Podniesiono normy promieniowania. Rozporządzenie o PEM zostało podpisane przez ministrów zdrowia i cyfryzacji.
Wszyscy mówimy o 5G, ale wdrożenia nowej łączności nie będzie w pełnej formie bez dwóch elementów formalnych: sprzedaży pasm oraz zmiany przestarzałego prawa dotyczącego dopuszczalnych poziomów pól elektromagnetycznych – PEM.
Rozporządzenie zostało podpisane przez ministra zdrowia Łukasza Szumowskiego, oraz ministra cyfryzacji Marka Zagórskiego. Wejście w życie ma nastąpić w 7 dni od podpisania, zatem wypadnie na Wigilię, 24 grudnia. Rządowe Centrum Legislacji ma opublikować rozporządzenie jeszcze w tym tygodniu. Podniesienie norm było koniecznością, by móc mówić o wprowadzeniu sieci 5G.
Normy PEM w Polsce były do tej pory bardzo zachowawcze, by nie powiedzieć archaiczne. Operatorzy, aby skorzystać z łączności 5G, przy dotychczasowych normach, musieliby postawić bardzo wiele nowych masztów.

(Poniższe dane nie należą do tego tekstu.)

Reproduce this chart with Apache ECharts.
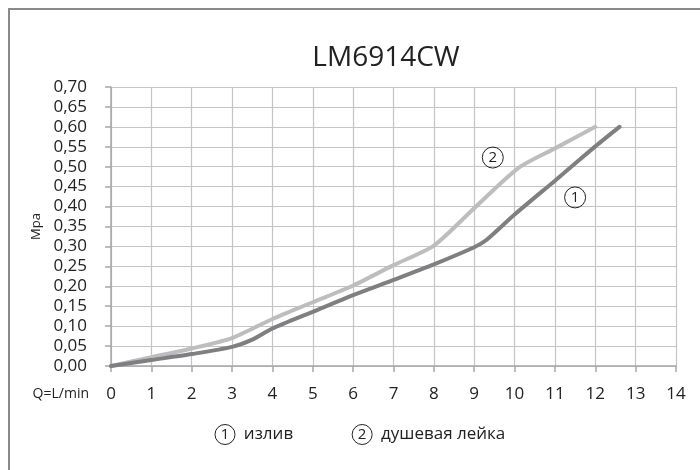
<!DOCTYPE html>
<html>
<head>
<meta charset="utf-8">
<script src="https://cdn.jsdelivr.net/npm/echarts@6/dist/echarts.min.js"></script>
<style>
html,body{margin:0;padding:0;background:#fff;}
#chart{width:700px;height:470px;}
</style>
</head>
<body>
<div id="chart"></div>
<script>
var titleText = 'LM6914CW';
var seriesNames = ['излив', 'душевая лейка'];
var seriesNums = ['1', '2'];
// Series 1 (излив)
var q1 = [0, 1, 2, 3, 3.5, 4, 5, 6, 7, 8, 9, 9.3, 10, 11, 12, 12.6];
var p1 = [0, 0.015, 0.03, 0.048, 0.066, 0.094, 0.136, 0.178, 0.216, 0.255, 0.298, 0.316, 0.38, 0.465, 0.551, 0.60];
// Series 2 (душевая лейка)
var q2 = [0, 1, 2, 3, 4, 5, 6, 7, 8, 9, 10.1, 11, 12];
var p2 = [0, 0.022, 0.044, 0.07, 0.118, 0.16, 0.202, 0.253, 0.302, 0.396, 0.497, 0.546, 0.60];
// annotation positions (data coordinates) for circled numbers
var annot1 = [11.5, 0.423];
var annot2 = [9.46, 0.523];
var xName = 'Q=L/min';
var yName = 'Mpa';

var FONT = '"Open Sans", "Noto Sans", sans-serif';
var colors = ['#7f7f81', '#bdbdbd'];

function pairs(xs, ys) { return xs.map(function (x, i) { return [x, ys[i]]; }); }

function markFor(coord, num) {
  return {
    symbol: 'circle',
    symbolSize: 21,
    silent: true,
    itemStyle: { color: 'rgba(255,255,255,0)', borderColor: '#222', borderWidth: 1 },
    label: { show: true, position: 'inside', formatter: num, color: '#222', fontSize: 15, fontFamily: FONT },
    data: [{ coord: coord }]
  };
}

var chart = echarts.init(document.getElementById('chart'), null, { renderer: 'canvas' });
chart.setOption({
  animation: false,
  backgroundColor: '#fff',
  title: {
    text: titleText,
    left: 381,
    top: 39,
    textAlign: 'center',
    textStyle: { fontFamily: FONT, fontSize: 28, fontWeight: 'normal', color: '#222' }
  },
  legend: {
    left: 205,
    top: 419,
    icon: 'none',
    itemWidth: 0,
    itemHeight: 20,
    itemGap: 54,
    selectedMode: false,
    data: seriesNames,
    formatter: function (name) {
      var i = seriesNames.indexOf(name);
      return '{n|' + seriesNums[i] + '}  ' + name;
    },
    textStyle: {
      fontFamily: FONT, fontSize: 17, color: '#222',
      rich: {
        n: { width: 20, height: 20, lineHeight: 20, align: 'center', verticalAlign: 'middle',
             borderColor: '#222', borderWidth: 1, borderRadius: 11, fontSize: 15, fontFamily: FONT, color: '#222' }
      }
    }
  },
  graphic: [{
    type: 'rect',
    shape: { x: 9, y: 9, width: 720, height: 500 },
    style: { fill: 'none', stroke: '#8a8a8a', lineWidth: 2 },
    silent: true,
    z: 100
  }],
  grid: { left: 111, right: 24, top: 87, bottom: 104, containLabel: false },
  xAxis: {
    type: 'value',
    min: 0, max: 14, interval: 1,
    name: xName,
    nameLocation: 'start',
    nameGap: 22,
    nameTextStyle: { fontFamily: FONT, fontSize: 14, color: '#222', verticalAlign: 'top', padding: [21, 0, 0, 0] },
    axisLine: { show: true, lineStyle: { color: '#a6a6a6', width: 1.5 } },
    axisTick: { show: true, length: 6, lineStyle: { color: '#a6a6a6', width: 1.5 } },
    axisLabel: { fontFamily: FONT, fontSize: 17, color: '#222', margin: 20 },
    splitLine: { show: true, lineStyle: { color: '#c4c4c4', width: 1.2 } }
  },
  yAxis: {
    type: 'value',
    min: 0, max: 0.7, interval: 0.05,
    name: yName,
    nameLocation: 'middle',
    nameGap: 67,
    nameTextStyle: { fontFamily: FONT, fontSize: 13, color: '#222' },
    axisLine: { show: true, lineStyle: { color: '#a6a6a6', width: 1.5 } },
    axisTick: { show: true, length: 6, lineStyle: { color: '#a6a6a6', width: 1.5 } },
    axisLabel: {
      fontFamily: FONT, fontSize: 17, color: '#222', margin: 24,
      formatter: function (v) { return v.toFixed(2).replace('.', ','); }
    },
    splitLine: { show: true, lineStyle: { color: '#c4c4c4', width: 1.2 } }
  },
  series: [
    {
      name: seriesNames[0],
      type: 'line',
      data: pairs(q1, p1),
      smooth: 0.25,
      showSymbol: false,
      symbol: 'none',
      lineStyle: { color: colors[0], width: 4, cap: 'round' },
      itemStyle: { color: colors[0] },
      z: 3,
      markPoint: markFor(annot1, seriesNums[0])
    },
    {
      name: seriesNames[1],
      type: 'line',
      data: pairs(q2, p2),
      smooth: 0.25,
      showSymbol: false,
      symbol: 'none',
      lineStyle: { color: colors[1], width: 4, cap: 'round' },
      itemStyle: { color: colors[1] },
      z: 2,
      markPoint: markFor(annot2, seriesNums[1])
    }
  ]
});
</script>
</body>
</html>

Warto też przypomnieć, że w sieci krąży wiele teorii spiskowych na temat promieniowania elektromagnetycznego, przy czym zdarzały się nawet przypadki prób niszczenia infrastruktury telekomunikacyjnej. Protesty przeciwko 5G, zapewne tych samych osób, które wierzą też w płaską Ziemię, autyzm wywoływany szczepionkami i kosmitów w Strefie 51, także miały już w Polsce miejsce. Trochę szkoda, że nie przeprowadzono żadnej znaczącej kampanii informacyjnej przed podniesieniem norm PEM.
Podniesienie norm jest, co stwierdzono już dość dawno temu, bezpieczne. Nowa norma, wbrew rozpowszechnianych w internecie teorii, nie jest większa niż w innych krajach Europy. Wyniesie maksymalnie 10 W/m2 (to tzw. gęstość mocy) i 61 V/m (składowa elektryczna) dla częstotliwości z zakresu 2 – 300 GHz. Ten sam poziom jest dopuszczalny od lat w wielu krajach europejskich m.in. w bardzo restrykcyjnych w kwestiach zdrowotnych Szwecji i Norwegii.